It took 20 minutes of sitting in an abandoned store to decide to come to this crummy town. The only remarkable thing about this place is that people still live here. Nothing but dollar stores and cookie cutter sprawl. I turned down a road that is a labyrinth of identical houses on cul-de-sacs. The only way to reach your destination is to remember to take the second street on the left and count four houses on the right. A real residential “House of Mirrors.” I pulled into a driveway and eventually knocked on the plastic door. A disheveled, thin, old man answered the door in a tattered baby blue bathrobe. He’s sickly and held onto everything for balance. I tried to appear positive and failed when I said, “Hey Gran’pa.”
He’s alone. Grandma been dead for quite a while. A child of the Depression, he grinded himself into the ground at the factory to put his children through college. It was that hard labor that exposed him to the carcinogens that gave him the kidney cancer he was diagnosed with two months ago. He raised me and always seemed to know what he was doing. It’s why I’m here. It’s why it’s so difficult to realize there is no cure.
“How ya doin,’ pa?” He stubbornly pushed me away when I tried to help him to his recliner.
“Not bad. Just threw up. You?” And, he honestly meant that he was doing alright. “Find any work yet?”
“Eh. I’ve had some leads, but nothin’ that’s panned out yet.”
“Ya need ta pound the pavement ‘nd knock on some doors.”
“It doesn’t work that way. Ya hafta submit yer resume online ‘nd hope that yers gets selected instead of da hundreds of other chumps that apply. ‘Nd, ya gotta hope that no one gets special treatment ‘cause they’re da bosses’ kid or friend too.”
“That’s why ya gotta get in their face. Make ‘em tellya ‘no’ in person.”
“Alright. Anyway, how are yer treatments?” I changed the subject since he hasn’t applied for a job in over a half century.
“All dem goddamn pills make me sicker than a dog. Can’t hold nothin’ down. Not even soup.” I looked over at the coffee table and it’s been transformed into a pharmacy.
“Anythin’ I can help ya with?”
“Na. Just havin’ company is good. How’s that girl of yers doin?”
“Ah… Alright, I guess.” His head tilted forward with an inquisitive stare.
“Alright? It’s never good when ya say it’s ‘alright.’”
“It’s fine. Nothin’ ta bother ya with.”
“Bother? What da hell else am I doin’? What, ya got inta a fight? Do somethin’ dumb?”
“Uh… Yeah… We kinda just broke up.” Grandpa’s head leaned back in the chair.
“Sorry ‘bout that. Sure ya don’t wanta go inta details.” He always gets the same look in his eyes when something doesn’t work out for me. It’s sympathy; not disappointment (which may be worse). “So, where ya livin’ then?”

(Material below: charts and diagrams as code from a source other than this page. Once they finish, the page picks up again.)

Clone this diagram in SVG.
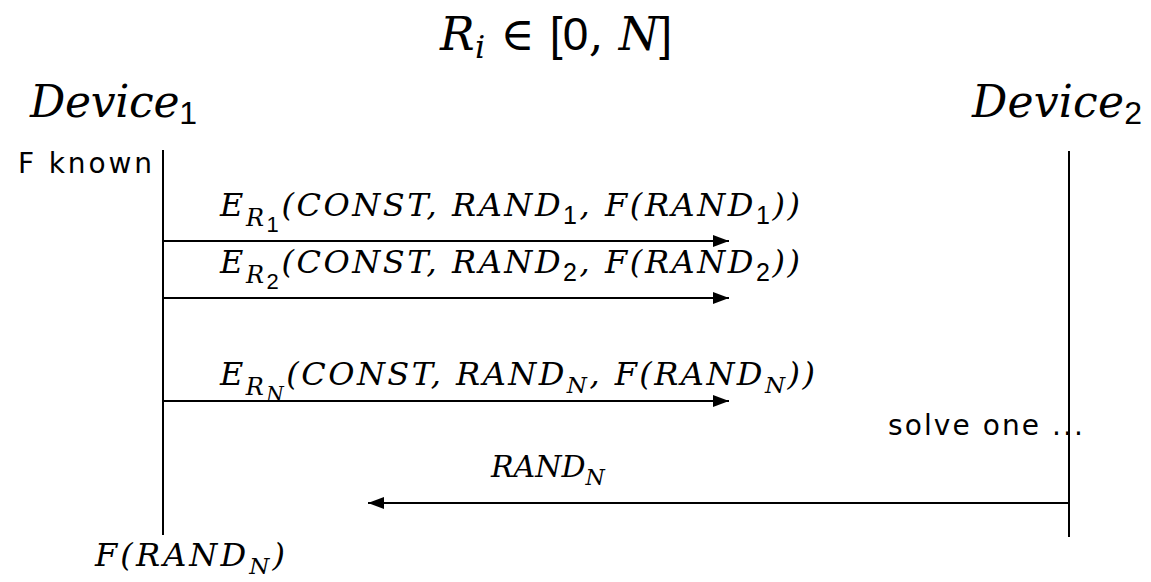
<svg xmlns="http://www.w3.org/2000/svg" width="1151" height="582" viewBox="0 0 1151 582">
<style>
.m{font-family:"DejaVu Serif","Liberation Serif",serif;font-style:italic;fill:#000}
.s{font-family:"Liberation Sans","DejaVu Sans",sans-serif;font-style:normal}
.r{font-family:"DejaVu Serif","Liberation Serif",serif;font-style:normal}
.t{font-family:"DejaVu Sans","Liberation Sans",sans-serif;fill:#000}
.ln{stroke:#000;stroke-width:2;fill:none}
</style>
<defs>
<marker id="ah" markerWidth="16" markerHeight="12" refX="16" refY="6" orient="auto" markerUnits="userSpaceOnUse"><path d="M0,0 L16,6 L0,12 Z" fill="#000"/></marker>
</defs>
<rect width="1151" height="582" fill="#fff"/>
<g id="title"><text class="m" x="440" y="50" font-size="46" textLength="232">R<tspan font-size="32" dy="8">i</tspan><tspan class="r" dy="-8"> ∈ </tspan><tspan class="s">[0</tspan><tspan class="r">, </tspan>N<tspan class="s">]</tspan></text></g>
<g id="device1"><text class="m" x="30" y="117" font-size="44" textLength="167">Device<tspan class="s" font-size="32" dy="7">1</tspan></text>
<line class="ln" x1="163" y1="150" x2="163" y2="535"/>
<text class="t" x="18" y="173" font-size="28" textLength="134">F known</text>
<text class="m" x="95" y="566" font-size="32" textLength="190">F(RAND<tspan font-size="23" dy="8">N</tspan><tspan dy="-8">)</tspan></text></g>
<g id="device2"><text class="m" x="972" y="117" font-size="44" textLength="170">Device<tspan class="s" font-size="32" dy="7">2</tspan></text>
<line class="ln" x1="1069" y1="151" x2="1069" y2="537"/>
<text class="t" x="888" y="435" font-size="28" textLength="195">solve one ...</text></g>
<g id="connectors">
<line class="ln" x1="163" y1="241" x2="729" y2="241" marker-end="url(#ah)"/>
<line class="ln" x1="163" y1="298" x2="729" y2="298" marker-end="url(#ah)"/>
<line class="ln" x1="163" y1="401" x2="729" y2="401" marker-end="url(#ah)"/>
<line class="ln" x1="1069" y1="503" x2="368" y2="503" marker-end="url(#ah)"/>
<text class="m" x="220" y="216" font-size="32" textLength="580">E<tspan font-size="24" dy="10">R</tspan><tspan class="s" font-size="22" dy="6">1</tspan><tspan dy="-16">(CONST, RAND</tspan><tspan class="s" font-size="25" dy="8">1</tspan><tspan dy="-8">, F(RAND</tspan><tspan class="s" font-size="25" dy="8">1</tspan><tspan dy="-8">))</tspan></text>
<text class="m" x="220" y="273" font-size="32" textLength="580">E<tspan font-size="24" dy="10">R</tspan><tspan class="s" font-size="22" dy="6">2</tspan><tspan dy="-16">(CONST, RAND</tspan><tspan class="s" font-size="25" dy="8">2</tspan><tspan dy="-8">, F(RAND</tspan><tspan class="s" font-size="25" dy="8">2</tspan><tspan dy="-8">))</tspan></text>
<text class="m" x="220" y="385" font-size="32" textLength="595">E<tspan font-size="24" dy="10">R</tspan><tspan font-size="20" dy="6">N</tspan><tspan dy="-16">(CONST, RAND</tspan><tspan font-size="23" dy="8">N</tspan><tspan dy="-8">, F(RAND</tspan><tspan font-size="23" dy="8">N</tspan><tspan dy="-8">))</tspan></text>
<text class="m" x="491" y="477" font-size="30">RAND<tspan font-size="22" dy="8">N</tspan></text>
</g>
</svg>
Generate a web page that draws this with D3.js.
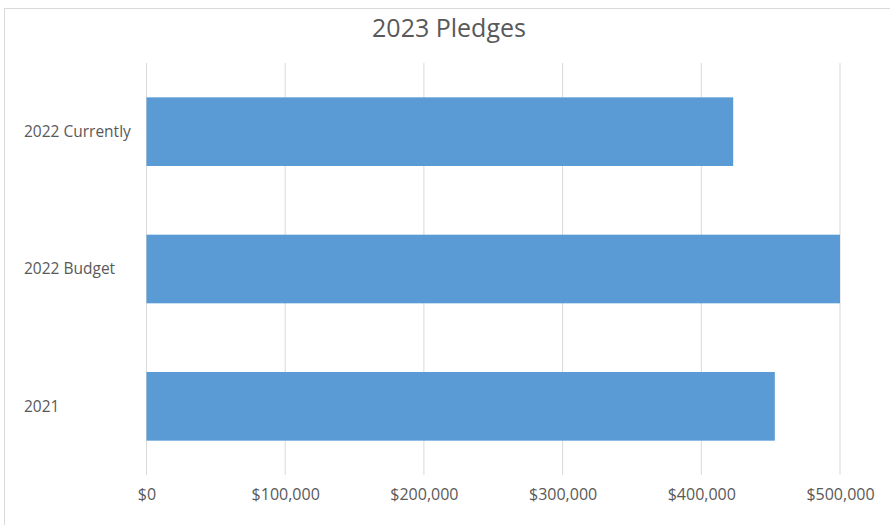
<!DOCTYPE html>
<html>
<head>
<script src="https://d3js.org/d3.v7.min.js"></script>
<style>
  body { margin: 0; background: #fff; }
  text { font-family: "Open Sans", "Noto Sans", sans-serif; fill: #595959; }
</style>
</head>
<body>
<div id="chart"></div>
<script>
var categories = ["2022 Currently", "2022 Budget", "2021"];
var pledges = [423000, 500000, 453000];
var tickValues = [0, 100000, 200000, 300000, 400000, 500000];

var width = 890, height = 525;
var plotLeft = 146.5, plotRight = 840, plotTop = 63, plotBottom = 475;

var svg = d3.select("#chart").append("svg")
  .attr("width", width)
  .attr("height", height);

// chart border
svg.append("rect")
  .attr("x", 4.5).attr("y", 8.5)
  .attr("width", width + 10).attr("height", height)
  .attr("fill", "none")
  .attr("stroke", "#d9d9d9");

var x = d3.scaleLinear().domain([0, 500000]).range([plotLeft, plotRight]);
var y = d3.scaleBand().domain(categories).range([plotTop, plotBottom])
  .paddingInner(0.5).paddingOuter(0.25);

// gridlines
svg.append("g")
  .selectAll("line")
  .data(tickValues)
  .enter()
  .append("line")
  .attr("x1", function (d) { return x(d); })
  .attr("x2", function (d) { return x(d); })
  .attr("y1", plotTop)
  .attr("y2", plotBottom)
  .attr("stroke", "#d9d9d9")
  .attr("stroke-width", 1);

// bars
svg.append("g")
  .selectAll("rect")
  .data(categories)
  .enter()
  .append("rect")
  .attr("x", x(0))
  .attr("y", function (d) { return y(d); })
  .attr("width", function (d, i) { return x(pledges[i]) - x(0); })
  .attr("height", y.bandwidth())
  .attr("fill", "#5b9bd5");

// x axis
var xAxis = svg.append("g")
  .attr("transform", "translate(0," + plotBottom + ")")
  .call(d3.axisBottom(x)
    .tickValues(tickValues)
    .tickSize(0)
    .tickPadding(14)
    .tickFormat(function (d) { return "$" + d3.format(",")(d); }));
xAxis.select(".domain").remove();
xAxis.selectAll("text")
  .attr("font-size", "16px")
  .style("font-family", "\"Open Sans\", sans-serif")
  .attr("fill", "#595959");

// category labels
svg.append("g")
  .selectAll("text")
  .data(categories)
  .enter()
  .append("text")
  .attr("x", 24)
  .attr("y", function (d) { return y(d) + y.bandwidth() / 2; })
  .attr("dy", "0.35em")
  .attr("font-size", "15.5px")
  .text(function (d) { return d; });

// title
svg.append("text")
  .attr("x", 449)
  .attr("y", 37)
  .attr("text-anchor", "middle")
  .attr("font-size", "25px")
  .text("2023 Pledges");
</script>
</body>
</html>
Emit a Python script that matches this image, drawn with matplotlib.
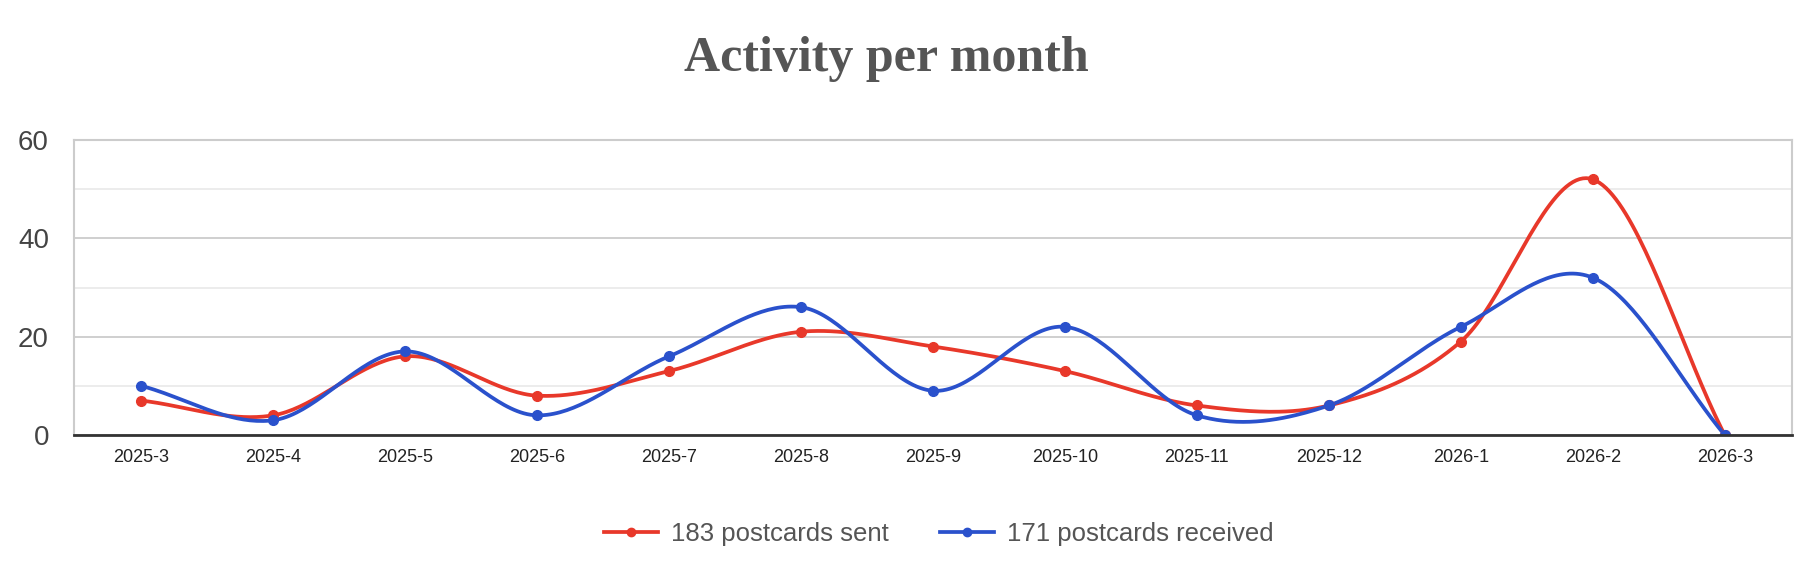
import numpy as np
import matplotlib
matplotlib.use("Agg")
import matplotlib.pyplot as plt

plt.rcParams['font.family'] = ['Liberation Sans', 'DejaVu Sans']

# data
months = ["2025-3", "2025-4", "2025-5", "2025-6", "2025-7", "2025-8", "2025-9",
          "2025-10", "2025-11", "2025-12", "2026-1", "2026-2", "2026-3"]
sent = [7, 4, 16, 8, 13, 21, 18, 13, 6, 6, 19, 52, 0]
received = [10, 3, 17, 4, 16, 26, 9, 22, 4, 6, 22, 32, 0]

red = "#e8382a"
blue = "#2a51cc"


# smooth curve like the "function" curve type (catmull-rom)
def smooth(y, steps=40):
    y = np.asarray(y, dtype=float)
    n = len(y)
    m = np.zeros(n)
    m[1:-1] = (y[2:] - y[:-2]) / 2
    m[0] = y[1] - y[0]
    m[-1] = y[-1] - y[-2]
    xs, ys = [], []
    for i in range(n - 1):
        t = np.linspace(0, 1, steps, endpoint=False)
        h00 = 2 * t**3 - 3 * t**2 + 1
        h10 = t**3 - 2 * t**2 + t
        h01 = -2 * t**3 + 3 * t**2
        h11 = t**3 - t**2
        xs.append(i + t)
        ys.append(h00 * y[i] + h10 * m[i] + h01 * y[i + 1] + h11 * m[i + 1])
    xs.append([n - 1])
    ys.append([y[-1]])
    return np.concatenate(xs), np.concatenate(ys)


fig = plt.figure(figsize=(18.16, 5.76), dpi=100)
ax = fig.add_axes([0.0407, 0.2448, 0.9461, 0.5121])

x = np.arange(len(months))
for vals, col, lab in [(sent, red, "183 postcards sent"), (received, blue, "171 postcards received")]:
    sx, sy = smooth(vals)
    ax.plot(sx, sy, color=col, lw=2.7, solid_capstyle="round", zorder=3)
    ax.plot(x, vals, "o", color=col, ms=7, zorder=4)
    ax.plot([], [], color=col, lw=2.7, marker="o", ms=6, label=lab)

ax.set_xlim(-0.51, 12.51)
ax.set_ylim(0, 60)
ax.set_yticks([0, 20, 40, 60])
ax.set_yticks([10, 30, 50], minor=True)
ax.set_xticks(x)
ax.set_xticklabels(months)
ax.grid(axis="y", which="major", color="#cccccc", lw=1.3, zorder=0)
ax.grid(axis="y", which="minor", color="#ebebeb", lw=1.3, zorder=0)
ax.tick_params(axis="both", which="both", length=0)
ax.tick_params(axis="y", labelsize=20, labelcolor="#444444", pad=18)
ax.tick_params(axis="x", labelsize=13, labelcolor="#222222", pad=10)
for s in ["left", "top", "right"]:
    ax.spines[s].set_color("#cccccc")
    ax.spines[s].set_linewidth(1.5)
ax.spines["bottom"].set_color("#333333")
ax.spines["bottom"].set_linewidth(2)
ax.spines["bottom"].set_zorder(5)

fig.text(0.488, 0.897, "Activity per month", ha="center", va="center",
         fontsize=36, fontweight="bold", family="Liberation Serif", color="#555555")

fig.legend(loc="center", bbox_to_anchor=(0.517, 0.073), ncol=2, frameon=False,
           fontsize=18.5, labelcolor="#555555", handlelength=2.1, columnspacing=2.0,
           handletextpad=0.5)

fig.savefig("out.png", dpi=100)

“I can probably stay on a friends couch ‘til I get a place. Call in some favors.”
“So, ya don’t have anywhere ta go? Where’s yer stuff? Take one of my extra rooms.”
“Oh, I can’t do that?”
“Why not? I ain’t usin’ ‘em. ‘Nd it’s not gonna be pleasant with me fumblin’ ‘round the place.”

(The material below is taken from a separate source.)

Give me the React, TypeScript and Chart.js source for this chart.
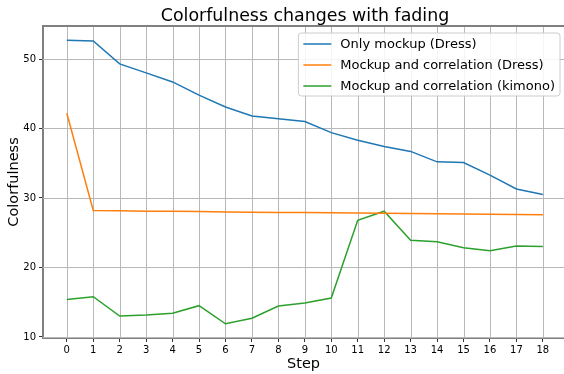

“Are ya sure? How much doya want fer rent?”
“Be quiet. I’m no landlord.”
“Well, I’ll do all da chores ‘nd all then.”
“No worries. I gotta nurse fer that.”
“Then she can focus on taking care of ya instead of doin’ da dishes.”

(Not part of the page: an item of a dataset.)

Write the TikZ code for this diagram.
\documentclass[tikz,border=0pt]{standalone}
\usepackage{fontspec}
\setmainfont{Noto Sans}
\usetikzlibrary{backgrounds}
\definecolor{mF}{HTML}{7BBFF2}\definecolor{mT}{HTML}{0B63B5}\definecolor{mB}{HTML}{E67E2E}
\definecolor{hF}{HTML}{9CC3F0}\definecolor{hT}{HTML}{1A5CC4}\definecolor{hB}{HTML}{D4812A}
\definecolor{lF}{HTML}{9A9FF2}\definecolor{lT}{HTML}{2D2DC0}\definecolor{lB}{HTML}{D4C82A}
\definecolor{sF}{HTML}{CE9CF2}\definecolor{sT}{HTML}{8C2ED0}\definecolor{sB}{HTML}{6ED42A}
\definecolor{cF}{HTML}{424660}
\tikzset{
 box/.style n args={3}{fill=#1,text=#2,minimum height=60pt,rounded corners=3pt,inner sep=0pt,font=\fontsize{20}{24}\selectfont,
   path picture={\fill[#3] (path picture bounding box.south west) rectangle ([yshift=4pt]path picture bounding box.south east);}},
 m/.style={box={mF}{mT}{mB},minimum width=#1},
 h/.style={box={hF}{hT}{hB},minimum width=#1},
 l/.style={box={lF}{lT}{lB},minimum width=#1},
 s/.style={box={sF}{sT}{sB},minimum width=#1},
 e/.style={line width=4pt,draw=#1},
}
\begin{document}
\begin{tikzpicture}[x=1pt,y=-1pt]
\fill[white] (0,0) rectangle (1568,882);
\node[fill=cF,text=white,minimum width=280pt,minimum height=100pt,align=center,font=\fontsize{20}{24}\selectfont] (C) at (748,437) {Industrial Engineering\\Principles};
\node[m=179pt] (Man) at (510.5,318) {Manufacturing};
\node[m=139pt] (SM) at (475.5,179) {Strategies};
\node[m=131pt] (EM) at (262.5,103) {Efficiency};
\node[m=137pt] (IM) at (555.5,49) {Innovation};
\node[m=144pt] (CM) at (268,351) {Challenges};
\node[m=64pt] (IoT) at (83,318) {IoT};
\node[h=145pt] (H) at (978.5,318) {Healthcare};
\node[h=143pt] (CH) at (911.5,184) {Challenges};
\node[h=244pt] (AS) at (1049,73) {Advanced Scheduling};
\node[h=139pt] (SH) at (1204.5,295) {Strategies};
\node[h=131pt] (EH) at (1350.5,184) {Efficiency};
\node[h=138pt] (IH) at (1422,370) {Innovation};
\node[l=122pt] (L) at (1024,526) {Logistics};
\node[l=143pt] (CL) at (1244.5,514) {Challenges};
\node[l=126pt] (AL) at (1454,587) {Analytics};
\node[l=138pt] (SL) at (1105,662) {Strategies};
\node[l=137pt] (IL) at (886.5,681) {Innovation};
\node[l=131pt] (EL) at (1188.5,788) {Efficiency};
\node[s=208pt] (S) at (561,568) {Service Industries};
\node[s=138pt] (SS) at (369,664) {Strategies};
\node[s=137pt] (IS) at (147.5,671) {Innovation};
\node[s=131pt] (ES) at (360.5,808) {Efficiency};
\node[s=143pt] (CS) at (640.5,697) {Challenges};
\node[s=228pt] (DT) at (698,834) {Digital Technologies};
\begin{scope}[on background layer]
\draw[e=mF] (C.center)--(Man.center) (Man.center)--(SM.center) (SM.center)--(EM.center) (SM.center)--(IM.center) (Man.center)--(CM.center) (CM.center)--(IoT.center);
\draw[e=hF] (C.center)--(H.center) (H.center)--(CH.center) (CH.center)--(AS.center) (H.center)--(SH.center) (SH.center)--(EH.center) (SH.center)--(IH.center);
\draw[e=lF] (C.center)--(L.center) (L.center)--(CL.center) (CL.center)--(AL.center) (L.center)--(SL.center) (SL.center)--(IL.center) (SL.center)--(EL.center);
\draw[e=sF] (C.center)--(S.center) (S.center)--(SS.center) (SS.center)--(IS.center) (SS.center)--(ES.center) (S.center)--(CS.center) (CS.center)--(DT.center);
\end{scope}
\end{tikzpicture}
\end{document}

“Ah…” He dismissively waves his right hand at me. “So, where’s yer junk?”
“In da car.”
“Go get it ‘nd bring it in while I go take my medicine.” He got up, again refused assistance, and headed to the kitchen with pockets full of drugs.
In-and-out of the house. Box after box stacked into the spare room until it looked like a storage unit. I took a seat on the twin bed with its old plaid comforter. It’s been a while since I’ve stayed in this room. The dresser top is still full of knickknacks that span several decades. The desk is dusty with a few reference books neatly aligned in the right corner. There’s nothing on the crème colored walls. The room would look like a set of an old movie if it weren’t for all my crap.
As I glanced out the window, a doe and two fawn emerged from the bushes. The doe chewed on some flowers while the spotted fawn chased each other around. I blankly stared at them darting around. Where do they live? There aren’t any woods or anything else natural for miles. Ostracized by speeding traffic, barking dogs, and high fences. How do they survive in this hostile environment? They don’t belong here, but where else can they go? And, as quickly as they appeared, they vanished.
Anyway, everything was unloaded and I was finished daydreaming. I had to drop off the car. As I passed the living room, I saw my grandpa sleeping in his chair. I left him a note that said, “Thanks for letting me stay. Dropping off the car. Back in a while. –Luke.”